Джеймс О'Доннелл – историк культуры и эпохи классицизма, проректор Джорджтаунского университета и автор книг «Аватары слова: от папируса до киберпространства» и «Августин: новая биография».

Во что я верю, хотя не могу этого доказать? Этот вопрос имеет две стороны, и поэтому я дам два ответа.

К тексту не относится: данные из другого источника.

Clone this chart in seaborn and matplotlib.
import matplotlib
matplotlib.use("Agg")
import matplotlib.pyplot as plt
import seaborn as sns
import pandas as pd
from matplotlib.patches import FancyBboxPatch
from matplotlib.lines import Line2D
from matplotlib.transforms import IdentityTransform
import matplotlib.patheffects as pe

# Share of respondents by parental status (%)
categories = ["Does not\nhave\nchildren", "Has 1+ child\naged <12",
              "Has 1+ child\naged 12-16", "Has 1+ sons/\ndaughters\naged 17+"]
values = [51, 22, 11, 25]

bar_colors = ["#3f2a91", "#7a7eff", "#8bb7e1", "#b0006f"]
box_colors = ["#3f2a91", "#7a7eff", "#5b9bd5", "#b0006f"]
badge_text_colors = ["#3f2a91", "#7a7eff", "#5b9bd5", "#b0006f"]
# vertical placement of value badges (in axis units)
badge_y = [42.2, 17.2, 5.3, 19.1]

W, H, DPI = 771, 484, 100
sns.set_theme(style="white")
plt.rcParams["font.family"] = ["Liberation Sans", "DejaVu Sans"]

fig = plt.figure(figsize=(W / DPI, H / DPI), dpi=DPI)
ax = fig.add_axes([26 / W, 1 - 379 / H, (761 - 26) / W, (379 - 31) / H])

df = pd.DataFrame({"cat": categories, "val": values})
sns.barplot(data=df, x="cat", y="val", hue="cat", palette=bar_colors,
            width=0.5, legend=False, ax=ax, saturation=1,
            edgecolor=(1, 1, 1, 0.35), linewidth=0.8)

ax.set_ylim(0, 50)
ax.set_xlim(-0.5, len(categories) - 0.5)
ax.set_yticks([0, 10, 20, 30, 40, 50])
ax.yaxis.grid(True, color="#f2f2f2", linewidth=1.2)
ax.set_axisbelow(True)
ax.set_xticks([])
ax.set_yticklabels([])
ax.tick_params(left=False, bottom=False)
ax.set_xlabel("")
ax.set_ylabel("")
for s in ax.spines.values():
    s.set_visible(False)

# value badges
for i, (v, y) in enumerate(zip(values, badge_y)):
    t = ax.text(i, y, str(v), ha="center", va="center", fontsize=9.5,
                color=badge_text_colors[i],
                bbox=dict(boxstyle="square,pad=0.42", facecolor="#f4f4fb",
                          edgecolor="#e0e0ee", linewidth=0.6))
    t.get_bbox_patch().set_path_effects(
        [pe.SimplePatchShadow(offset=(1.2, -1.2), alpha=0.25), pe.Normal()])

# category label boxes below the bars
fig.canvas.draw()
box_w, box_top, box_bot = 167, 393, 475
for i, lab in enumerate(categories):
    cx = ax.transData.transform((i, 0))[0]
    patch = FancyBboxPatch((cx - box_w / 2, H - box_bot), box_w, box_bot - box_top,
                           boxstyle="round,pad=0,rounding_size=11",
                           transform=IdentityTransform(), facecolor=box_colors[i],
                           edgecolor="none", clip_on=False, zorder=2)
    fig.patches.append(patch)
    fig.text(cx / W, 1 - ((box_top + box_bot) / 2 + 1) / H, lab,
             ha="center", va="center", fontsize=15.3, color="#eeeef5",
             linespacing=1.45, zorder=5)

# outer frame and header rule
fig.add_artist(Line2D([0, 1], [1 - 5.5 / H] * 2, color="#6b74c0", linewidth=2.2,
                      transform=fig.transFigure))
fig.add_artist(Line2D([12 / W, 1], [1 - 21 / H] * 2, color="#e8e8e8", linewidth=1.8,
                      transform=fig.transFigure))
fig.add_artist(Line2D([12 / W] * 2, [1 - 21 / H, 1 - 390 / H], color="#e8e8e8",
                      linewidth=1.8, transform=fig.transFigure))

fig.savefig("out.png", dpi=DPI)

Ответ первый, самый простой: я верю во все. Согласно Попперу, все, что я «знаю», – всего лишь предположения, которых я еще не доказал. Это наиболее обоснованные предположения – гипотезы, имеющие больше всего смысла на основании доступных мне данных. Я не могу доказать, что мои родители поженились в конкретный день конкретного года, но уверенно утверждаю, что «знаю» эту дату. Конечно, эта дата подтверждена документами, но на самом деле в их случае есть разные документы, указывающие на две разные даты. Я помню, как объясняла это моя мама, я ей верю, но не могу доказать, что ее слова соответствуют действительности. Я знаю законы Ньютона – и, конечно, верю в них, – но при этом знаю, что в них есть ограничения и неточности, и подозреваю, что в будущем обнаружатся новые ограничения и неточности.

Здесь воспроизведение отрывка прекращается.